Prudential CFO Robert Falzon tells nearly 600 graduate students, degree will make a difference in how people look at you
Nearly 600 students from graduate programs at Rutgers Business School celebrated the completion of their studies during a convocation ceremony May 20 at the New Jersey Performing Arts Center.
Robert Falzon, chief financial officer at Prudential Financial and a Rutgers University alumus, delivered a commencement address resonating with advice, insight and humor. "The fact that you have completed your graduate degree speaks volumes about you,” Falzon told the graduating students. "It puts you in the Top 9 percent of the U.S. population."
"It will make a difference in how people look at you and how you will perform," he said. "Be proud."
Falzon reflected on his own career, including the experience of having been fired from one part of Prudential’s business and then coming back to work his way into one of the company’s most senior posts.
In hindsight, he said the situation gave him an opportunity to expand his skills. It was also character building, he said, and he was grateful for having the support of his wife and friends.
Falzon paused in his speech and asked the students dressed in caps and gowns to stand and look at their classmates on each side of them and turn around to see the guests who had crowded into the theater to celebrate their accomplishment. These are the individuals, he said, who will be your network and your source of support.
"They will help you get to where you want to go next," he said as applause thundered through the theater.
Rutgers University-Newark Chancellor Nancy Cantor and Vice Chancellor Jerome Williams, who is also a distinguished professor at the business school, attended the ceremony.
Rutgers Business School Executive vice Dean Yaw Mensah, Phyllis Siegel, senior associate dean of graduate programs, and Sharon Lydon, associate dean of MBA Programs, also participated in the ceremony. Dozens of faculty members, wearing traditional regalia, attended the commencement.
In her address, Dean Lei Lei cited some of the rankings Rutgers Business School has received in the past two years, including one for 2016 that puts RBS in the No. 3 spot for post-graduate employment for full-time MBA students. "You deserve credit for this national ranking," she said. "Your strong performance at interviews is what attracts more and more recruiters to come to us."
The words from the podium fueled the excitement of the graduates and the enthusiasm of thousands of their friends and families who shouted and cheered as the students filed onto the stage to receive their degrees.
As they stood outside waiting for the procession to file into NJPAC, Sayeh Arian and her husband Soheil Arian, described the comradery among the 54 graduating Executive MBA students. "It’s amazing that we did it all together,” Arian said. “We learned together and that made it really special."
The Arians were married on the Great Wall of China nearly a year ago when the EMBA class went to Beijing. One of their instructors, Lewis Kerman, a retired Rutgers professor, officiated, and their classmates attended as guests.

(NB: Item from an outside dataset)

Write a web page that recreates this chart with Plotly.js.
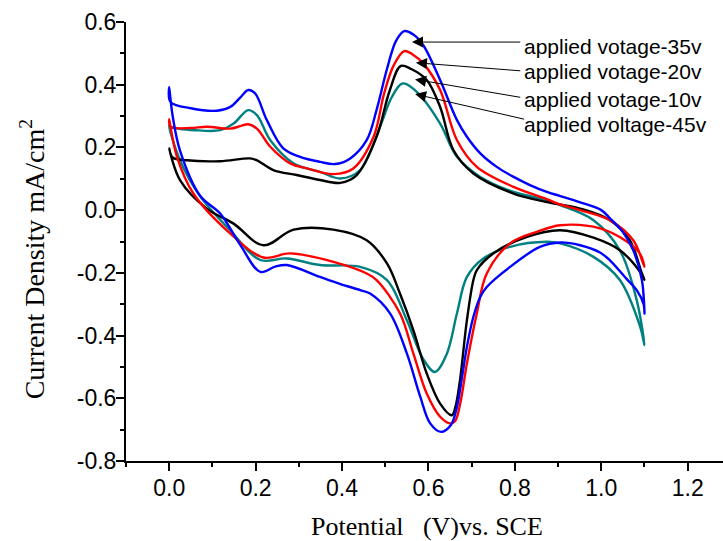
<!DOCTYPE html>
<html>
<head>
<meta charset="utf-8">
<script src="https://cdn.plot.ly/plotly-3.0.1.min.js"></script>
<style>html,body{margin:0;padding:0;background:#fff;}#chart{width:723px;height:541px;}</style>
</head>
<body>
<div id="chart"></div>
<script>
// ---- data (potential V vs SCE, current density mA/cm2) ----
const names = ["applied votage-35v", "applied votage-20v", "applied votage-10v", "applied voltage-45v"];
const colors = ["#0000FF", "#FF0000", "#000000", "#008080"];

const x35 = [0,0.003,0.05,0.11,0.141,0.165,0.183,0.199,0.226,0.264,0.303,0.349,0.384,0.419,0.457,0.48,0.504,0.525,0.544,0.565,0.588,0.627,0.666,0.689,0.72,0.758,0.797,0.835,0.874,0.905,0.951,1.0,1.02,1.05,1.074,1.094,1.1,
  1.098,1.082,1.059,1.02,0.997,0.951,0.905,0.858,0.789,0.735,0.72,0.704,0.689,0.678,0.666,0.652,0.629,0.604,0.581,0.55,0.511,0.465,0.442,0.395,0.349,0.272,0.245,0.211,0.164,0.118,0.072,0.025,0.008,0];
const y35 = [0.392,0.345,0.325,0.317,0.329,0.36,0.383,0.372,0.287,0.197,0.17,0.154,0.147,0.165,0.223,0.32,0.45,0.54,0.571,0.56,0.526,0.415,0.287,0.234,0.181,0.138,0.106,0.08,0.058,0.045,0.025,0.0,-0.026,-0.07,-0.128,-0.223,-0.33,
  -0.30,-0.255,-0.22,-0.16,-0.135,-0.112,-0.103,-0.117,-0.181,-0.245,-0.276,-0.34,-0.436,-0.53,-0.627,-0.685,-0.707,-0.68,-0.595,-0.457,-0.329,-0.266,-0.255,-0.235,-0.213,-0.175,-0.18,-0.197,-0.11,-0.011,0.045,0.19,0.3,0.392];

const x20 = [0,0.003,0.05,0.087,0.141,0.165,0.183,0.203,0.234,0.28,0.319,0.38,0.426,0.473,0.497,0.519,0.544,0.565,0.588,0.627,0.666,0.712,0.797,0.874,0.905,0.951,1.02,1.074,1.097,1.1,
  1.09,1.059,0.997,0.905,0.851,0.789,0.735,0.712,0.689,0.673,0.662,0.65,0.627,0.596,0.565,0.534,0.48,0.457,0.38,0.28,0.218,0.141,0.056,0.018,0];
const y20 = [0.29,0.266,0.262,0.266,0.26,0.268,0.274,0.26,0.202,0.149,0.133,0.115,0.133,0.234,0.37,0.46,0.507,0.495,0.468,0.383,0.223,0.138,0.074,0.035,0.018,0.0,-0.032,-0.096,-0.17,-0.18,
  -0.14,-0.1,-0.058,-0.048,-0.069,-0.106,-0.202,-0.329,-0.489,-0.62,-0.672,-0.68,-0.659,-0.585,-0.457,-0.329,-0.223,-0.202,-0.165,-0.138,-0.151,-0.074,0.053,0.17,0.29];

const x10 = [0,0.008,0.041,0.118,0.187,0.203,0.241,0.295,0.349,0.396,0.434,0.48,0.51,0.536,0.56,0.596,0.627,0.658,0.704,0.797,0.874,0.951,1.02,1.066,1.094,1.1,
  1.09,1.043,0.982,0.905,0.828,0.75,0.712,0.704,0.689,0.673,0.662,0.654,0.627,0.596,0.565,0.534,0.504,0.457,0.38,0.288,0.218,0.149,0.087,0.025,0];
const y10 = [0.197,0.168,0.159,0.156,0.165,0.159,0.128,0.112,0.096,0.087,0.112,0.234,0.38,0.46,0.45,0.415,0.329,0.191,0.117,0.053,0.026,0.005,-0.032,-0.096,-0.202,-0.222,
  -0.197,-0.128,-0.088,-0.064,-0.085,-0.138,-0.191,-0.223,-0.351,-0.542,-0.63,-0.654,-0.617,-0.521,-0.383,-0.266,-0.17,-0.096,-0.062,-0.062,-0.112,-0.043,0.005,0.096,0.197];

const x45 = [0,0.005,0.06,0.118,0.149,0.183,0.203,0.234,0.288,0.349,0.396,0.442,0.488,0.515,0.54,0.573,0.627,0.666,0.72,0.797,0.874,0.905,0.982,1.043,1.082,1.1,
  1.09,1.043,0.982,0.905,0.874,0.789,0.727,0.689,0.666,0.642,0.615,0.588,0.55,0.504,0.442,0.349,0.272,0.211,0.141,0.072,0.025,0];
const y45 = [0.271,0.265,0.255,0.255,0.276,0.319,0.303,0.223,0.149,0.122,0.101,0.128,0.266,0.36,0.404,0.377,0.276,0.17,0.106,0.058,0.032,0.016,-0.032,-0.128,-0.287,-0.43,
  -0.372,-0.223,-0.149,-0.106,-0.101,-0.117,-0.154,-0.213,-0.329,-0.46,-0.516,-0.475,-0.351,-0.223,-0.181,-0.175,-0.154,-0.159,-0.064,0.043,0.159,0.271];

const xTickVals = [0.0,0.2,0.4,0.6,0.8,1.0,1.2];
const yTickVals = [-0.8,-0.6,-0.4,-0.2,0.0,0.2,0.4,0.6];

const xs = [x35, x20, x10, x45];
const ys = [y35, y20, y10, y45];

const traces = xs.map((xv, i) => ({
  x: xv, y: ys[i], type: 'scatter', mode: 'lines', name: names[i],
  line: {color: colors[i], width: 2.4, shape: 'spline', smoothing: 1.0},
  hoverinfo: 'skip'
}));
// draw order: teal, black, red, blue on top
const ordered = [traces[3], traces[2], traces[1], traces[0]];

// label/arrow placement
const labelPos = [
  {tx: 0.817, ty: 0.521, hx: 0.562, hy: 0.536, ax: 0.816, ay: 0.536},
  {tx: 0.817, ty: 0.441, hx: 0.571, hy: 0.470, ax: 0.816, ay: 0.444},
  {tx: 0.817, ty: 0.354, hx: 0.569, hy: 0.417, ax: 0.816, ay: 0.359},
  {tx: 0.817, ty: 0.274, hx: 0.569, hy: 0.370, ax: 0.825, ay: 0.289}
];
const annotations = [];
labelPos.forEach((p, i) => {
  annotations.push({x: p.tx, y: p.ty, xref: 'x', yref: 'y', text: names[i], showarrow: false,
    xanchor: 'left', yanchor: 'middle', font: {family: 'Liberation Sans, Arial, sans-serif', size: 21, color: '#000'}});
  annotations.push({x: p.hx, y: p.hy, xref: 'x', yref: 'y', ax: p.ax, ay: p.ay, axref: 'x', ayref: 'y',
    text: '', showarrow: true, arrowhead: 2, arrowsize: 2.2, arrowwidth: 1, arrowcolor: '#000'});
});
annotations.push({xref: 'paper', yref: 'paper', x: -0.157, y: 0.46, xanchor: 'center', yanchor: 'middle',
  textangle: -90, showarrow: false, text: 'Current Density mA/cm<sup>2</sup>',
  font: {family: 'Liberation Serif, Times New Roman, serif', size: 28, color: '#000'}});
annotations.push({xref: 'paper', yref: 'paper', x: 0.505, y: -0.15, xanchor: 'center', yanchor: 'middle',
  showarrow: false, text: 'Potential &nbsp;&nbsp;(V)vs. SCE',
  font: {family: 'Liberation Serif, Times New Roman, serif', size: 26, color: '#000'}});

const layout = {
  width: 723, height: 541,
  margin: {l: 126, r: 0, t: 22, b: 80, pad: 0},
  paper_bgcolor: '#fff', plot_bgcolor: '#fff',
  showlegend: false,
  font: {family: 'Liberation Sans, Arial, sans-serif', size: 23, color: '#000'},
  xaxis: {
    range: [-0.1, 1.2817], tickvals: xTickVals, ticktext: xTickVals.map(v => v.toFixed(1)),
    ticks: 'outside', ticklen: 8, tickwidth: 2, tickcolor: '#000', ticklabelstandoff: -3,
    minor: {dtick: 0.1, tick0: 0, ticks: 'outside', ticklen: 4, tickwidth: 2, tickcolor: '#000'},
    showline: true, linewidth: 2, linecolor: '#000', showgrid: false, zeroline: false,
    tickfont: {size: 23}
  },
  xaxis2: {
    overlaying: 'x', side: 'top', anchor: 'y', range: [0, 9.835], dtick: 1, tick0: 0,
    ticks: 'inside', ticklen: 3, tickwidth: 1, tickcolor: '#000', showticklabels: false,
    showline: true, linewidth: 2, linecolor: '#000', showgrid: false, zeroline: false
  },
  yaxis: {
    range: [-0.8, 0.6], tickvals: yTickVals, ticktext: yTickVals.map(v => v.toFixed(1)),
    ticks: 'outside', ticklen: 8, tickwidth: 2, tickcolor: '#000', ticklabelstandoff: -5,
    minor: {dtick: 0.1, tick0: 0, ticks: 'outside', ticklen: 4, tickwidth: 2, tickcolor: '#000'},
    showline: true, linewidth: 2, linecolor: '#000', showgrid: false, zeroline: false,
    tickfont: {size: 23}
  },
  annotations: annotations
};

Plotly.newPlot('chart', ordered, layout, {displayModeBar: false, staticPlot: true});
</script>
</body>
</html>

After graduation, Sandra Rucker said she would join her husband in a business he has started.
"This took a lot of support from my family," Rucker said. "It means a lot to me. I’m a 50 plus so now I can re-invent myself."
After the last students graduating from the Masters of Quantitative Finance received their degrees, handshakes and hugs, Sebastian Rojos, a new graduate of the Rutgers MBA program, rang the class bell. And with a turn of their collective tassles, the 583 students were celebrated as graduates.